Exercise:
Transcribe the records below in full; pictures stay out of the copy.

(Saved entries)
===============

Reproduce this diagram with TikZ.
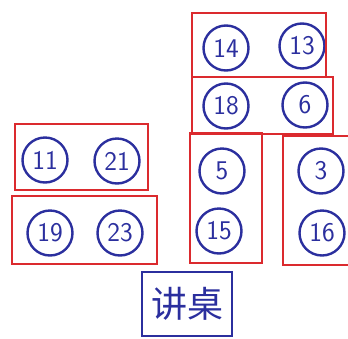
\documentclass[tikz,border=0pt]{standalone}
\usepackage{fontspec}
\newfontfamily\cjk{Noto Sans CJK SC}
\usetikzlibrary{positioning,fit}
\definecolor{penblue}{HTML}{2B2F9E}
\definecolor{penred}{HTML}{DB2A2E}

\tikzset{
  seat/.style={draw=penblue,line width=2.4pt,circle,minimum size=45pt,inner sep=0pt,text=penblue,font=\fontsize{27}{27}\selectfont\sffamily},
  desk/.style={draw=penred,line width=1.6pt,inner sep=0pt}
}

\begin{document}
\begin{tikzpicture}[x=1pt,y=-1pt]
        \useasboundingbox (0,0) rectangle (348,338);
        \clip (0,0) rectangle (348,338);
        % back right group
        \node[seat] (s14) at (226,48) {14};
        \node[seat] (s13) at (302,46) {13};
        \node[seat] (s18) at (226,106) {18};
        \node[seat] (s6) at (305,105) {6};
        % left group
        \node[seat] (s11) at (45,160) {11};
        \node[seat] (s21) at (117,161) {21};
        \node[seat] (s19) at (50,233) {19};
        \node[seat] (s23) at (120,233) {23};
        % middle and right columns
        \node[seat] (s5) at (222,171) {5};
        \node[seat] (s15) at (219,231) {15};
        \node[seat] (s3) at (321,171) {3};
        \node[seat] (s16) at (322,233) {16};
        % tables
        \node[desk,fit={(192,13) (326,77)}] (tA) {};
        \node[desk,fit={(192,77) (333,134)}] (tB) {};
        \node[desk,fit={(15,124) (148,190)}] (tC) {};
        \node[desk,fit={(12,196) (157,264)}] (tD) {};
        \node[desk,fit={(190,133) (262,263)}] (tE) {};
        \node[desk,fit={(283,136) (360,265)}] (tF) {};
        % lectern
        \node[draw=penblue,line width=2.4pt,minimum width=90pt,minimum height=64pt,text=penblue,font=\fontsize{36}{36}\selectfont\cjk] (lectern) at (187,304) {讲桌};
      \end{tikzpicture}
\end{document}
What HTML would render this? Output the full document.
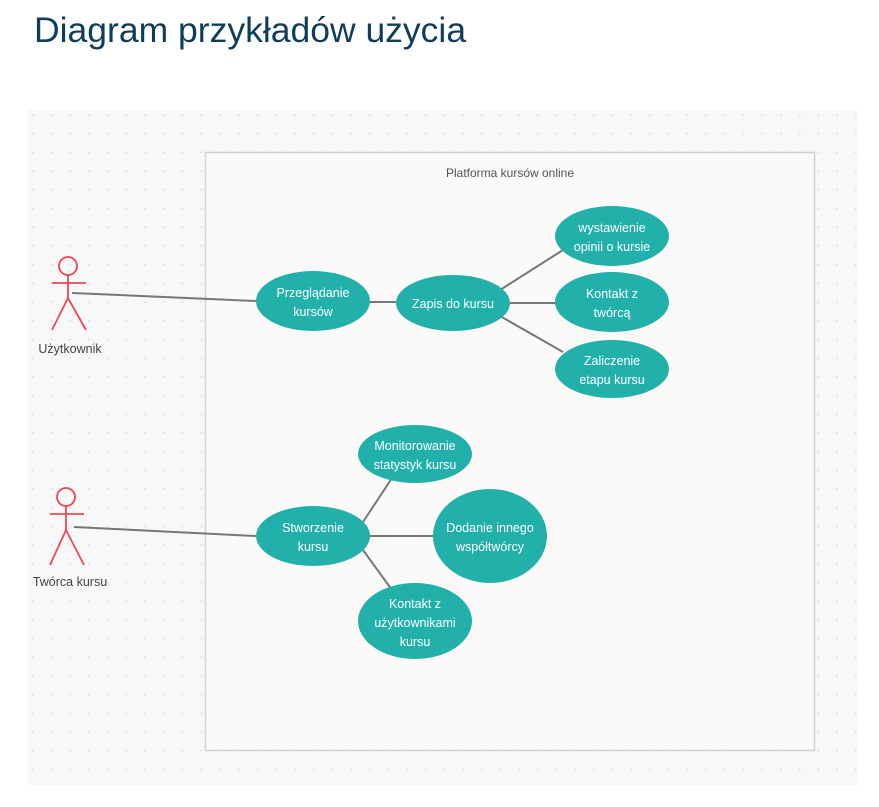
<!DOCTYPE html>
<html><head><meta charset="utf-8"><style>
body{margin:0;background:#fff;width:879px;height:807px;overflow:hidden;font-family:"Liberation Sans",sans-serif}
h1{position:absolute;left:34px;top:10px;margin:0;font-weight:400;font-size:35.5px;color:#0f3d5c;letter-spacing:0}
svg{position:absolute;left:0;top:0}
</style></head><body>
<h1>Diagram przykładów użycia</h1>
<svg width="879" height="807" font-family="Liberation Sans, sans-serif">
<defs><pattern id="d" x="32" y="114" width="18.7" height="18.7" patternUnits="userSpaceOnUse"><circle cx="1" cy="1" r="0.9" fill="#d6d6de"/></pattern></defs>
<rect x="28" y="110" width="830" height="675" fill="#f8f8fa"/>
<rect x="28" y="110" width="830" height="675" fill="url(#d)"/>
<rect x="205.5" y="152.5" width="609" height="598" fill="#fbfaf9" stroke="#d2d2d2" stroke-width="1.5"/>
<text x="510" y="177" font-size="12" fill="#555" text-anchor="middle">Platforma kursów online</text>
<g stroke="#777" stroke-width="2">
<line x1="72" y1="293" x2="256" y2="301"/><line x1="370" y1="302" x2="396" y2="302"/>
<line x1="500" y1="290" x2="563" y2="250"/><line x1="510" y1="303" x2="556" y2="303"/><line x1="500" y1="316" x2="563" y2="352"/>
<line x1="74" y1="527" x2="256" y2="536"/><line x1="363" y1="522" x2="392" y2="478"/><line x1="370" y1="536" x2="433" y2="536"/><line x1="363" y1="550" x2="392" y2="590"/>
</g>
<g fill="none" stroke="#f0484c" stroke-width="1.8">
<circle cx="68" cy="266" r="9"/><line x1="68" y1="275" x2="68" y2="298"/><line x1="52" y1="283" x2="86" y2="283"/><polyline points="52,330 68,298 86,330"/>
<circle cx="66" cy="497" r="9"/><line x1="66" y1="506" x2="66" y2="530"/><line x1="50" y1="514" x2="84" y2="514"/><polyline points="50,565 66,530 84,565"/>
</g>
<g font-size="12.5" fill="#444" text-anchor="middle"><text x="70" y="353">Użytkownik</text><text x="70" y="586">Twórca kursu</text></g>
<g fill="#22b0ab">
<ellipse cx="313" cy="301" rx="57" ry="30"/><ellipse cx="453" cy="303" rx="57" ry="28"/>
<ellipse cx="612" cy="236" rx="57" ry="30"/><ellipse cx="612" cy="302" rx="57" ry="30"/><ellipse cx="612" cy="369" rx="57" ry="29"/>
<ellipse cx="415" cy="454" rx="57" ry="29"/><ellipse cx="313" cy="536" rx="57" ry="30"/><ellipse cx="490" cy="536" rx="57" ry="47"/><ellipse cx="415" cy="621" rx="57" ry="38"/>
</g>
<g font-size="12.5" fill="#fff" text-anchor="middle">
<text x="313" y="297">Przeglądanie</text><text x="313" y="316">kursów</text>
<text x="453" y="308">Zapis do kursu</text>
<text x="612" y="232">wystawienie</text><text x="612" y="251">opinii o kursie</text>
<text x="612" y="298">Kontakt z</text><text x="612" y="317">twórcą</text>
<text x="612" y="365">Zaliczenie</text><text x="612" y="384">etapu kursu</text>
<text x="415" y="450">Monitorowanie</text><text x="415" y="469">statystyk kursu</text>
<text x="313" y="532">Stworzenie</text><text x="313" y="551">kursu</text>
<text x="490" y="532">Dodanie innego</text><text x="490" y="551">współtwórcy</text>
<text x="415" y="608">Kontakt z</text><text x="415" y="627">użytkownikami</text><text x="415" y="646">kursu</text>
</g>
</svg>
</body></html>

===============

Expected answer:
Reproduce this diagram with TikZ.
\documentclass[tikz,border=0pt]{standalone}
\usepackage{fontspec}
\newfontfamily\cjk{Noto Sans CJK SC}
\usetikzlibrary{positioning,fit}
\definecolor{penblue}{HTML}{2B2F9E}
\definecolor{penred}{HTML}{DB2A2E}

\tikzset{
  seat/.style={draw=penblue,line width=2.4pt,circle,minimum size=45pt,inner sep=0pt,text=penblue,font=\fontsize{27}{27}\selectfont\sffamily},
  desk/.style={draw=penred,line width=1.6pt,inner sep=0pt}
}

\begin{document}
\begin{tikzpicture}[x=1pt,y=-1pt]
        \useasboundingbox (0,0) rectangle (348,338);
        \clip (0,0) rectangle (348,338);
        % back right group
        \node[seat] (s14) at (226,48) {14};
        \node[seat] (s13) at (302,46) {13};
        \node[seat] (s18) at (226,106) {18};
        \node[seat] (s6) at (305,105) {6};
        % left group
        \node[seat] (s11) at (45,160) {11};
        \node[seat] (s21) at (117,161) {21};
        \node[seat] (s19) at (50,233) {19};
        \node[seat] (s23) at (120,233) {23};
        % middle and right columns
        \node[seat] (s5) at (222,171) {5};
        \node[seat] (s15) at (219,231) {15};
        \node[seat] (s3) at (321,171) {3};
        \node[seat] (s16) at (322,233) {16};
        % tables
        \node[desk,fit={(192,13) (326,77)}] (tA) {};
        \node[desk,fit={(192,77) (333,134)}] (tB) {};
        \node[desk,fit={(15,124) (148,190)}] (tC) {};
        \node[desk,fit={(12,196) (157,264)}] (tD) {};
        \node[desk,fit={(190,133) (262,263)}] (tE) {};
        \node[desk,fit={(283,136) (360,265)}] (tF) {};
        % lectern
        \node[draw=penblue,line width=2.4pt,minimum width=90pt,minimum height=64pt,text=penblue,font=\fontsize{36}{36}\selectfont\cjk] (lectern) at (187,304) {讲桌};
      \end{tikzpicture}
\end{document}
What HTML would render this? Output the full document.
<!DOCTYPE html>
<html><head><meta charset="utf-8"><style>
body{margin:0;background:#fff;width:879px;height:807px;overflow:hidden;font-family:"Liberation Sans",sans-serif}
h1{position:absolute;left:34px;top:10px;margin:0;font-weight:400;font-size:35.5px;color:#0f3d5c;letter-spacing:0}
svg{position:absolute;left:0;top:0}
</style></head><body>
<h1>Diagram przykładów użycia</h1>
<svg width="879" height="807" font-family="Liberation Sans, sans-serif">
<defs><pattern id="d" x="32" y="114" width="18.7" height="18.7" patternUnits="userSpaceOnUse"><circle cx="1" cy="1" r="0.9" fill="#d6d6de"/></pattern></defs>
<rect x="28" y="110" width="830" height="675" fill="#f8f8fa"/>
<rect x="28" y="110" width="830" height="675" fill="url(#d)"/>
<rect x="205.5" y="152.5" width="609" height="598" fill="#fbfaf9" stroke="#d2d2d2" stroke-width="1.5"/>
<text x="510" y="177" font-size="12" fill="#555" text-anchor="middle">Platforma kursów online</text>
<g stroke="#777" stroke-width="2">
<line x1="72" y1="293" x2="256" y2="301"/><line x1="370" y1="302" x2="396" y2="302"/>
<line x1="500" y1="290" x2="563" y2="250"/><line x1="510" y1="303" x2="556" y2="303"/><line x1="500" y1="316" x2="563" y2="352"/>
<line x1="74" y1="527" x2="256" y2="536"/><line x1="363" y1="522" x2="392" y2="478"/><line x1="370" y1="536" x2="433" y2="536"/><line x1="363" y1="550" x2="392" y2="590"/>
</g>
<g fill="none" stroke="#f0484c" stroke-width="1.8">
<circle cx="68" cy="266" r="9"/><line x1="68" y1="275" x2="68" y2="298"/><line x1="52" y1="283" x2="86" y2="283"/><polyline points="52,330 68,298 86,330"/>
<circle cx="66" cy="497" r="9"/><line x1="66" y1="506" x2="66" y2="530"/><line x1="50" y1="514" x2="84" y2="514"/><polyline points="50,565 66,530 84,565"/>
</g>
<g font-size="12.5" fill="#444" text-anchor="middle"><text x="70" y="353">Użytkownik</text><text x="70" y="586">Twórca kursu</text></g>
<g fill="#22b0ab">
<ellipse cx="313" cy="301" rx="57" ry="30"/><ellipse cx="453" cy="303" rx="57" ry="28"/>
<ellipse cx="612" cy="236" rx="57" ry="30"/><ellipse cx="612" cy="302" rx="57" ry="30"/><ellipse cx="612" cy="369" rx="57" ry="29"/>
<ellipse cx="415" cy="454" rx="57" ry="29"/><ellipse cx="313" cy="536" rx="57" ry="30"/><ellipse cx="490" cy="536" rx="57" ry="47"/><ellipse cx="415" cy="621" rx="57" ry="38"/>
</g>
<g font-size="12.5" fill="#fff" text-anchor="middle">
<text x="313" y="297">Przeglądanie</text><text x="313" y="316">kursów</text>
<text x="453" y="308">Zapis do kursu</text>
<text x="612" y="232">wystawienie</text><text x="612" y="251">opinii o kursie</text>
<text x="612" y="298">Kontakt z</text><text x="612" y="317">twórcą</text>
<text x="612" y="365">Zaliczenie</text><text x="612" y="384">etapu kursu</text>
<text x="415" y="450">Monitorowanie</text><text x="415" y="469">statystyk kursu</text>
<text x="313" y="532">Stworzenie</text><text x="313" y="551">kursu</text>
<text x="490" y="532">Dodanie innego</text><text x="490" y="551">współtwórcy</text>
<text x="415" y="608">Kontakt z</text><text x="415" y="627">użytkownikami</text><text x="415" y="646">kursu</text>
</g>
</svg>
</body></html>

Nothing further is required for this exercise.